Overall it looks like the performance is slightly worse than writethrough.

unsafe / threads

This is supposedly similar to writeback. However, the OS and programs loaded faster than writeback. Memory usage peaked around 14 GB which is lower than writeback.

https://www.suse.com/documentation/sles11/book_kvm/data/sect1_1_chapter_book_kvm.html

none / native

This is the option I use on a production server. I had severe performance issues while doing lots of random I/O in a Linux VM with “threads”.

Memory usage peaked at 30 GB. It slowly came down as it was flushed to disk. Sequential write speeds are that of a single SATA 3 hard drive. Even though it is higher than ‘writethrough’ from above, the test took longer to complete.

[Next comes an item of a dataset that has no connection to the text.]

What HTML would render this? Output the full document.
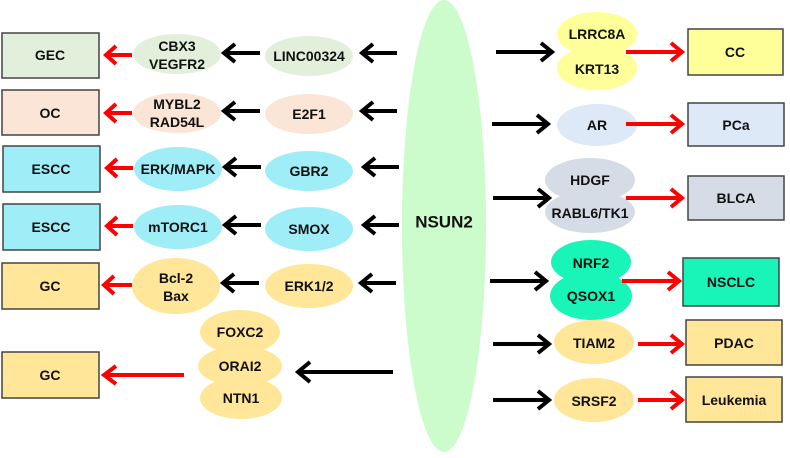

So far this option appears to be the best

directsync / native

Took forever to boot. Not worth testing.

qcow2 on dataset

1
2
3
4
5
zfs set compression=lz4 local/vms
zfs set xattr=sa local/vms
zfs set recordsize=8K local/vms
qemu-img create -f qcow2 -o preallocation=full server2016.qcow2 120G

none / threads

Not supported.

writethrough / threads

Similar performance to the zvol.

writeback / threads

Reads are half compared to the zvol with writeback. Writes are a little better than a standard hard drive. Memory usage dropped when the write test started. ZFS freeing the cache?

unsafe / threads

Reads are slower than writeback but sequential writes are slightly improved. Windows appears to be snappier using unsafe no matter if it’s a zvol or qcow2 image.

native

Not supported.

Schedulers

The tests above were conducted using the default cfq scheduler. I will only be testing zvols for this part.

noop

This is usually the best scheduler for SSDs and not spinning disks.

none / native

Ran out of memory. native with no cache does not appear to be safe with limited memory.

writethrough / threads

Sequential reads are a lot higher because the requests are not being re-ordered. Writes do suffer.

noop

unsafe / threads

noop

deadline

writethrough / threads

Marginally better than noop. In theory this scheduler should be better suited towards VMs than CFQ when lots of requests are being made.

deadline

unsafe / threads

No real difference between noop and deadline for this.

deadline

bfq

I’m not sure if I got it working correctly. After I enabled the kernel option all of the other schedulers were removed and the VMs were very slow. I’ve used it on Arch before and never noticed anything weird.

Conclusion

unsafe is clearly the fastest and best option if you want speed without caring about data integrity. writeback is fast but it uses more memory.

qcow2 is slower than using a zvol but has some benefits like thin provisioning and being able to specify an exact file name. With zvols they sometimes change on reboot.

writethrough is surprisingly snappy in Windows despite the write tests showing poor performance.

native offers good performance according to CDM however memory usage will peak and slow the performance. This option causes Windows and programs to load slower. Simple benchmarks are not telling the whole story. It may cause the host to crash which means I would not recommend using it.

No matter what option you use, read performance is good with zfs + KVM. It’s always the writes that are the problem.